Some things I particularly liked about Mindfire - Steadham essentially has 2 plots going - one from 20 years ago, and one in present day. The "flashback" portions of the story are done in such a way that helps you understand more about the depth of the many characters & is woven through the story just enough to keep you interested in the growth of the older characters & a better understanding of where they are at today. The "romance" element. Some people I'm sure would find the romance elements of this novel a little juvenile, but I appreciated that it was mostly wholesome, but also didn't paint a picture of perfect people, and even of people who's feelings may change, but the feelings they may have once had for someone still inform their actions. I also enjoyed that there was no one in this story who was "all good" or "all evil." But they were all flawed, just like normal people. And they each had to deal with their flaws. I enjoy stories that encourage us to look inward at what changes we may need to make & see others through the lens of realizing that we never have the whole picture

And the cover - It's really simple, but it definitely caught my eye to begin with & made me curious about the book. It freaked my wife out a little, but I like it.

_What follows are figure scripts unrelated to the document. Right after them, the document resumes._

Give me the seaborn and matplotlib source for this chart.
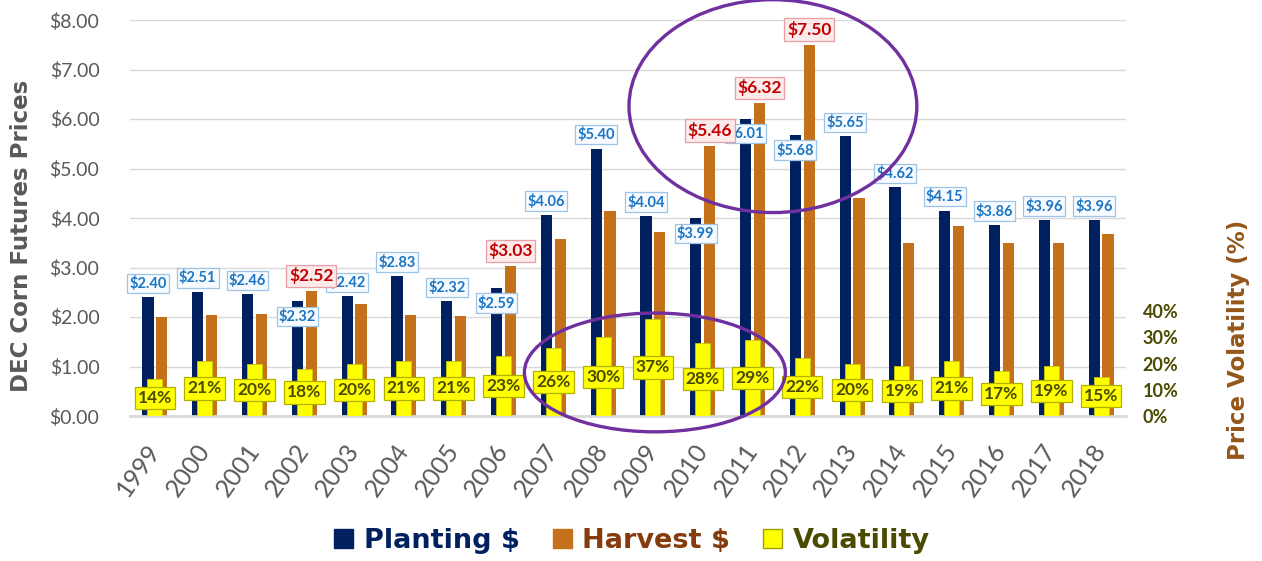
import matplotlib
matplotlib.use("Agg")
import matplotlib.pyplot as plt
from matplotlib.patches import Ellipse, Patch
import seaborn as sns
import pandas as pd

# =========================
# data
# =========================
years = [str(y) for y in range(1999, 2019)]
planting = [2.40, 2.51, 2.46, 2.32, 2.42, 2.83, 2.32, 2.59, 4.06, 5.40,
            4.04, 3.99, 6.01, 5.68, 5.65, 4.62, 4.15, 3.86, 3.96, 3.96]
harvest = [2.01, 2.04, 2.07, 2.52, 2.26, 2.05, 2.02, 3.03, 3.58, 4.14,
           3.72, 5.46, 6.32, 7.50, 4.40, 3.49, 3.83, 3.49, 3.49, 3.68]
volatility = [14, 21, 20, 18, 20, 21, 21, 23, 26, 30,
              37, 28, 29, 22, 20, 19, 21, 17, 19, 15]
price_ticks = [0, 1, 2, 3, 4, 5, 6, 7, 8]
vol_ticks = [0, 10, 20, 30, 40]

# colours
NAVY = "#002060"
ORANGE = "#C5701A"
YELLOW = "#FFFF00"
GREY = "#595959"
OLIVE = "#4A4A00"
BROWN = "#94561A"
PURPLE = "#7030A0"

sns.set_theme(style="white")
plt.rcParams["font.family"] = ["Lato", "DejaVu Sans"]

W, H = 1262, 561
fig = plt.figure(figsize=(W / 100, H / 100), dpi=100)
ax = fig.add_axes([130 / W, 145 / H, 996 / W, 396 / H])

price_df = pd.DataFrame({
    "year": years * 2,
    "price": planting + harvest,
    "series": ["Planting $"] * len(years) + ["Harvest $"] * len(years),
})
sns.barplot(data=price_df, x="year", y="price", hue="series",
            palette=[NAVY, ORANGE], width=0.56, gap=0.2, saturation=1,
            legend=False, linewidth=0, ax=ax)

ax.set_xlim(-0.5, len(years) - 0.5)
ax.set_ylim(0, 8)
ax.set_yticks(price_ticks)
ax.set_yticklabels([f"${v:.2f}" for v in price_ticks], fontsize=14, color=GREY)
ax.set_xticks(range(len(years)))
ax.set_xticklabels(years, rotation=55, ha="right", va="center",
                   rotation_mode="anchor", fontsize=18, color=GREY)
ax.tick_params(axis="both", length=0)
ax.tick_params(axis="y", pad=22)
ax.tick_params(axis="x", pad=22)
ax.set_xlabel("")
ax.set_ylabel("")
ax.yaxis.grid(True, color="#D9D9D9", linewidth=1)
ax.set_axisbelow(True)
for s in ["top", "left", "right"]:
    ax.spines[s].set_visible(False)
ax.spines["bottom"].set_color("#D9D9D9")
ax.spines["bottom"].set_linewidth(2)

# 波动率 -> 右轴
ax2 = ax.twinx()
sns.barplot(x=years, y=volatility, color=YELLOW, width=0.3, saturation=1,
            edgecolor="#C8C800", linewidth=0.6, ax=ax2)
ax2.set_ylim(0, 150.9)
ax2.set_xlim(-0.5, len(years) - 0.5)
ax2.set_yticks(vol_ticks)
ax2.set_yticklabels([f"{v}%" for v in vol_ticks], fontsize=13,
                    fontweight="bold", color=OLIVE)
ax2.tick_params(axis="y", length=0, pad=12)
ax2.set_ylabel("")
ax2.grid(False)
for s in ax2.spines.values():
    s.set_visible(False)

# =========================
# data labels
# =========================
p_bars = ax.containers[0]
h_bars = ax.containers[1]
for bp, bh, p, h in zip(p_bars, h_bars, planting, harvest):
    crossed = h > p
    ax.annotate(f"${p:.2f}", xy=(bp.get_x() + bp.get_width() / 2, p),
                xytext=(0, -11 if crossed else 10), textcoords="offset points",
                ha="center", va="center", fontsize=10.5, fontweight="bold",
                color="#1A75C4", zorder=6,
                bbox=dict(boxstyle="square,pad=0.15", fc="#F7FBFF",
                          ec="#9DC3E6", lw=0.9))
    if crossed:
        ax.annotate(f"${h:.2f}", xy=(bh.get_x() + bh.get_width() / 2, h),
                    xytext=(0, 11), textcoords="offset points",
                    ha="center", va="center", fontsize=12.5, fontweight="bold",
                    color="#C00000", zorder=7,
                    bbox=dict(boxstyle="square,pad=0.15", fc="#FDEAEA",
                              ec="#E6A0A5", lw=0.9))

for bv, v in zip(ax2.containers[0], volatility):
    ax2.annotate(f"{v}%", xy=(bv.get_x() + bv.get_width() / 2, v / 2),
                 ha="center", va="center", fontsize=12.5, fontweight="bold",
                 color=OLIVE, zorder=6,
                 bbox=dict(boxstyle="square,pad=0.18", fc=YELLOW,
                           ec="#B0B000", lw=0.9))

# 圈注
for cx, cy, ew, eh in [(12.41, 6.26, 5.78, 4.30), (10.04, 0.88, 5.24, 2.40)]:
    ell = Ellipse((cx, cy), ew, eh, transform=ax.transData, fill=False,
                  ec=PURPLE, lw=2.4, clip_on=False, zorder=10)
    ax2.add_patch(ell)

# axis titles
fig.text(22 / W, 1 - 236 / H, "DEC Corn Futures Prices", rotation=90,
         ha="center", va="center", fontsize=16.5, fontweight="bold",
         color=GREY, family=["DejaVu Sans"])
fig.text(1238 / W, 1 - 340 / H, "Price Volatility (%)", rotation=90,
         ha="center", va="center", fontsize=16.5, fontweight="bold",
         color=BROWN, family=["DejaVu Sans"])

# legend
handles = [Patch(fc=NAVY, ec=NAVY), Patch(fc=ORANGE, ec=ORANGE),
           Patch(fc=YELLOW, ec="#A0A000")]
leg = fig.legend(handles, ["Planting $", "Harvest $", "Volatility"],
                 loc="center", bbox_to_anchor=(632 / W, 20 / H), ncol=3,
                 frameon=False, prop=dict(family="DejaVu Sans", weight="bold", size=19.5),
                 handlelength=0.7, handleheight=0.7, handletextpad=0.4,
                 columnspacing=1.2)
for txt, c in zip(leg.get_texts(), [NAVY, "#843C0C", OLIVE]):
    txt.set_color(c)

fig.savefig("out.png", dpi=100)
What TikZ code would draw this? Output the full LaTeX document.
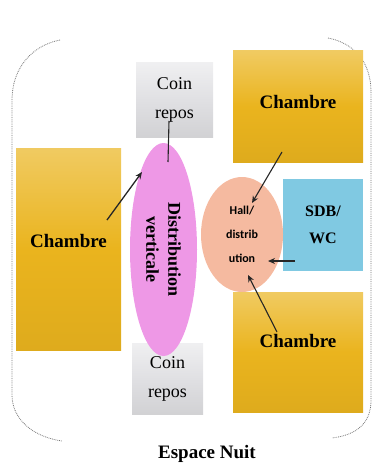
\documentclass[tikz,border=0pt]{standalone}
\usepackage{fontspec}
\setmainfont{Liberation Serif}
\newfontfamily\hallfont{Carlito}
\usepackage{xcolor}
\usetikzlibrary{calc,arrows.meta,positioning,shapes.geometric}

\definecolor{chambreY}{RGB}{234,180,30}
\definecolor{coinG}{RGB}{224,224,227}
\definecolor{sdbB}{RGB}{128,201,226}
\definecolor{distP}{RGB}{238,152,230}
\definecolor{hallS}{RGB}{245,186,160}

\tikzset{
    piece/.style={draw=none, inner sep=0pt, align=center, font=\bfseries\fontsize{19}{24}\selectfont},
    chambre/.style={piece, top color=chambreY!70!white, bottom color=chambreY!95!black, middle color=chambreY},
    coin/.style={piece, font=\fontsize{18}{29}\selectfont, top color=coinG!50!white, bottom color=coinG!85!gray, middle color=coinG},
    lien/.style={black!85, line width=1.1pt, -{Stealth[length=7pt,width=6pt]}}
}

\begin{document}
\begin{tikzpicture}[x=1pt,y=-1pt]
    \useasboundingbox (0,0) rectangle (373,468);

    % dotted outline
    \draw[black!55, densely dotted, line width=0.8pt]
        (60,40) .. controls (30,46) and (12,70) .. (12,100) -- (12,395)
        .. controls (12,420) and (34,437) .. (62,441);
    \draw[black!55, densely dotted, line width=0.8pt]
        (328,38) .. controls (354,43) and (371,62) .. (371,92) -- (371,400)
        .. controls (371,424) and (356,435) .. (332,438);

    \node[chambre, minimum width=105pt, minimum height=202pt, text depth=16pt] (chL) at (68.5,249) {Chambre};
    \node[chambre, minimum width=130pt, minimum height=111pt, text depth=10pt] (chT) at (298,106.5) {Chambre};
    \node[chambre, minimum width=130pt, minimum height=120pt, text depth=22pt] (chB) at (298,352) {Chambre};

    \node[coin, minimum width=77pt, minimum height=74pt] (coinT) at (174.5,100) {Coin\\repos};
    \node[coin, minimum width=71pt, minimum height=71pt] (coinB) at (167.5,378.5) {Coin\\repos};

    \node[piece, font=\bfseries\fontsize{16}{27}\selectfont, fill=sdbB,
          minimum width=80pt, minimum height=92pt] (sdb) at (323,225) {SDB/\\WC};

    \node[ellipse, piece, fill=distP, rotate=-90, font=\bfseries\fontsize{18}{22}\selectfont,
          minimum width=213pt, minimum height=67pt] (distV) at (163.5,249.5) {Distribution\\verticale};
    \node[ellipse, piece, fill=hallS, font=\hallfont\bfseries\fontsize{12}{24}\selectfont,
          minimum width=82pt, minimum height=115pt] (hall) at (242,234.5) {Hall/\\distrib\\ution};

    \node[font=\bfseries\fontsize{19}{24}\selectfont] (titre) at (207,454) {Espace Nuit};

    % arrow ends
    \coordinate (c1) at (169,121);
    \coordinate (d1) at (168,162);
    \coordinate (c2) at (107,220);
    \coordinate (d2) at (142,172);
    \coordinate (c3) at (282,152);
    \coordinate (d3) at (252,203);
    \coordinate (c4) at (295,261);
    \coordinate (d4) at (268,261);
    \coordinate (c5) at (277,332);
    \coordinate (d5) at (248,275);

    \draw[black!85, line width=1.1pt] (c1) -- (d1);
    \draw[lien, line width=1.3pt] (c2) -- (d2);
    \draw[lien] (c3) -- (d3);
    \draw[lien] (c4) -- (d4);
    \draw[lien] (c5) -- (d5);
\end{tikzpicture}
\end{document}
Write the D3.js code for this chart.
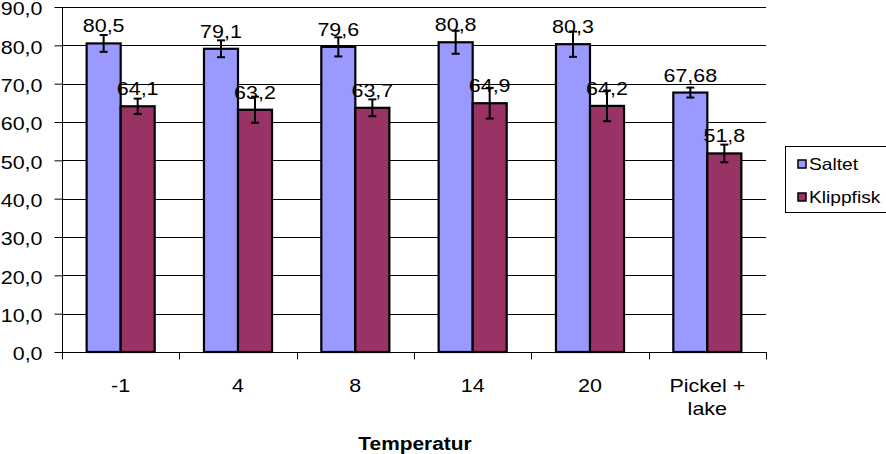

I also enjoyed Jillian Yetter's performance of the book. Probably one of my favorite characters she voiced was Josh Manning. I just really liked her accent for him & how genuine he felt (ok, maybe he was an "all good" character). Leia is also done very well. Malevolence/Angela also has a fairly distinct voice. I did find Yetter's performance of especially the female characters when they were worked up, all sounded fairly similar. Also, there were several occasions throughout the book where there were repeated phrases.

Writing wise - I would rate Mindfire at 4 stars. Story at 4 stars as well. Performance - 3.5 stars, probably rounding up to 5. This is my first experience with both author & narrator. I'd gladly check out more material from either of them.